In a pencil box there are 8 crayons:3 red,2 blue and 3 black.If we take 5 crayons from the pencil box, how many possibilities are there so that at least two crayons are red?

You should know by now that we want to see what work you have done or at least hear what ideas you have had.

 

[Steven G]

In a pencil box there are 8 crayons:3 red,2 blue and 3 black.If we take 5 crayons from the pencil box, how many possibilities are there so that at least two crayons are red?

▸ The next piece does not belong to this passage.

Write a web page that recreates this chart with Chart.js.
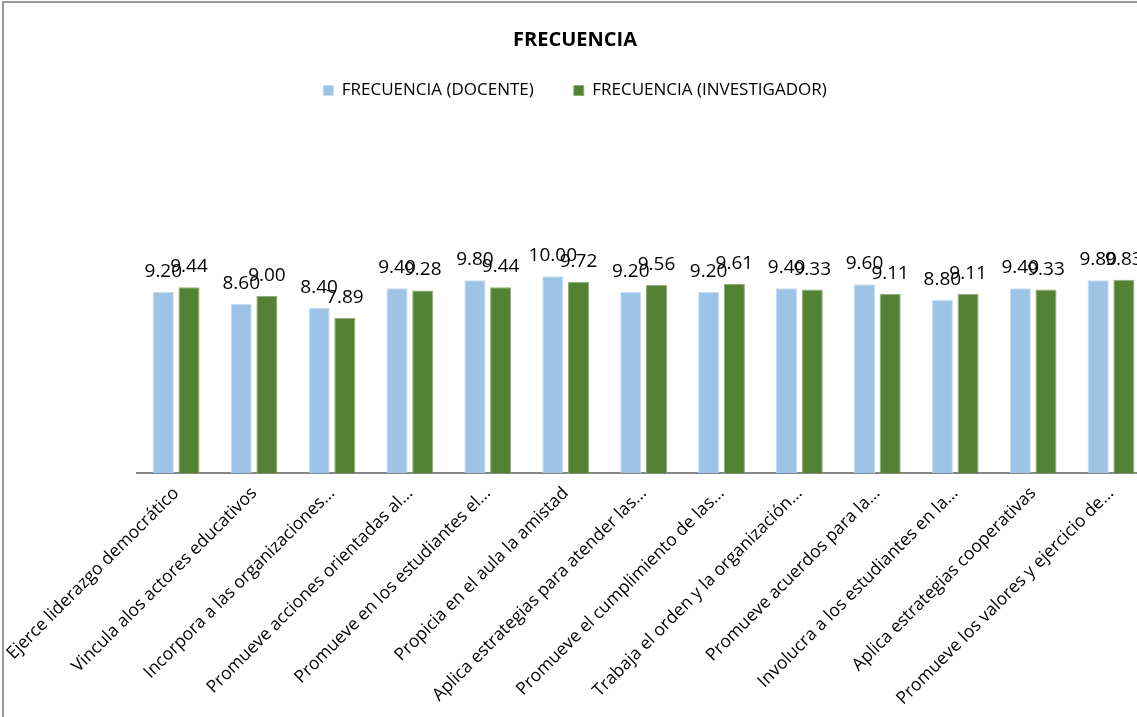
<!DOCTYPE html>
<html>
<head>
<meta charset="utf-8">
<script src="https://cdn.jsdelivr.net/npm/chart.js@4/dist/chart.umd.min.js"></script>
<style>
  html, body { margin: 0; padding: 0; background: #fff; overflow: hidden; }
  #wrap { position: relative; width: 1150px; height: 717px; }
  #frame { position: absolute; left: 2px; top: 1px; right: 0; bottom: 0;
           border-top: 2px solid #9a9a9a; border-left: 2px solid #9a9a9a; pointer-events: none; }
</style>
</head>
<body>
<div id="wrap">
  <canvas id="chart" width="1150" height="717"></canvas>
  <div id="frame"></div>
</div>
<script>
var categorias = [
  'Ejerce liderazgo democrático',
  'Vincula alos actores educativos',
  'Incorpora a las organizaciones...',
  'Promueve acciones orientadas al...',
  'Promueve en los estudiantes el...',
  'Propicia en el aula la amistad',
  'Aplica estrategias para atender las...',
  'Promueve el cumplimiento de las...',
  'Trabaja el orden y la organización...',
  'Promueve acuerdos para la...',
  'Involucra a los estudiantes en la...',
  'Aplica estrategias cooperativas',
  'Promueve los valores y ejercicio de...'
];
var docente = [9.20, 8.60, 8.40, 9.40, 9.80, 10.00, 9.20, 9.20, 9.40, 9.60, 8.80, 9.40, 9.80];
var investigador = [9.44, 9.00, 7.89, 9.28, 9.44, 9.72, 9.56, 9.61, 9.33, 9.11, 9.11, 9.33, 9.83];

var fuente = "'Open Sans', 'Liberation Sans', sans-serif";

// etiquetas de valor encima de cada barra
var etiquetas = {
  id: 'etiquetas',
  afterDatasetsDraw: function(chart){
    var ctx = chart.ctx;
    ctx.save();
    ctx.font = '19px ' + fuente;
    ctx.fillStyle = '#000';
    ctx.textAlign = 'center';
    ctx.textBaseline = 'alphabetic';
    chart.data.datasets.forEach(function(ds, i){
      chart.getDatasetMeta(i).data.forEach(function(bar, j){
        ctx.fillText(ds.data[j].toFixed(2), bar.x, bar.y - 15);
      });
    });
    ctx.restore();
  }
};

// espacio extra bajo la leyenda
var espacioLeyenda = {
  id: 'espacioLeyenda',
  beforeInit: function(chart){
    var fit = chart.legend.fit;
    chart.legend.fit = function(){
      fit.bind(chart.legend)();
      this.height += 128;
    };
  }
};

new Chart(document.getElementById('chart'), {
  type: 'bar',
  data: {
    labels: categorias,
    datasets: [{
      label: 'FRECUENCIA (DOCENTE)',
      data: docente,
      backgroundColor: '#9dc3e6',
      borderColor: '#c9ddf0',
      borderWidth: 1,
      categoryPercentage: 0.66,
      barPercentage: 0.82
    }, {
      label: 'FRECUENCIA (INVESTIGADOR)',
      data: investigador,
      backgroundColor: '#548235',
      borderColor: '#8fae79',
      borderWidth: 1,
      categoryPercentage: 0.66,
      barPercentage: 0.82
    }]
  },
  options: {
    responsive: false,
    animation: false,
    plugins: {
      title: {
        display: true,
        text: 'FRECUENCIA',
        color: '#000',
        font: { family: fuente, size: 20, weight: 'bold' },
        padding: { top: 28, bottom: -10 }
      },
      legend: {
        display: true,
        labels: {
          color: '#000',
          font: { family: fuente, size: 17 },
          boxWidth: 10,
          boxHeight: 10,
          padding: 40
        }
      },
      tooltip: { enabled: false }
    },
    scales: {
      x: {
        grid: { display: false, drawTicks: false },
        border: { display: true, color: '#868686', width: 2 },
        ticks: {
          color: '#000',
          font: { family: fuente, size: 17.5 },
          minRotation: 45,
          maxRotation: 45,
          autoSkip: false,
          padding: 10
        },
        afterFit: function(scale){ scale.height = 244; }
      },
      y: {
        display: false,
        min: 0,
        max: 12
      }
    }
  },
  plugins: [etiquetas, espacioLeyenda]
});
</script>
</body>
</html>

If you took at least two red crayons, then how many red crayons might you have taken? Show us your work!

 

[Roger.Robert]

I think the final answer is 6.If I choose 2 red pencils I can make 3 combinations with the rest of the pencils.If I choose 3 red pencils I also can choose 3 combinations.So in total 6.
But I was wondering what these types of problems are called(where there are a limited number of identical objects,and count the number of combinations after picking n number of objects), so I can find the general methods to solve.

 

[Denis]

In a pencil box there are 8 crayons:3 red,2 blue and 3 black.If we take 5 crayons from the pencil box, how many possibilities are there so that at least two crayons are red?

That's badly worded. Should be:
if 5 crayons are taken AT RANDOM,
what is the PROBABILITY that at least 2 crayons are red?

Are you a student attending math classes?

 

[Dr.Peterson]

That's badly worded. Should be:
if 5 crayons are taken AT RANDOM,
what is the PROBABILITY that at least 2 crayons are red?

Are you a student attending math classes?

No, I think this is a problem about combinatorics, not probability.

What is badly worded is that it is not clear what counts as a different "possibility". Are the crayons considered distinguishable, or are we only considering how many of each color there are? (If it is ultimately going to be a probability question, then we have to treat them as distinguishable, in order to have equally likely outcomes.) Also, does order matter?

 

[Dr.Peterson]

I think the final answer is 6.If I choose 2 red pencils I can make 3 combinations with the rest of the pencils.If I choose 3 red pencils I also can choose 3 combinations.So in total 6.
But I was wondering what these types of problems are called(where there are a limited number of identical objects,and count the number of combinations after picking n number of objects), so I can find the general methods to solve.

I wouldn't consider this, as it stands, to be an example of any particular type of problem for which there would be a formula to learn. These problems of combinatorics require careful thinking on a case-by-case basis, though there may be formulas to be used for parts of them.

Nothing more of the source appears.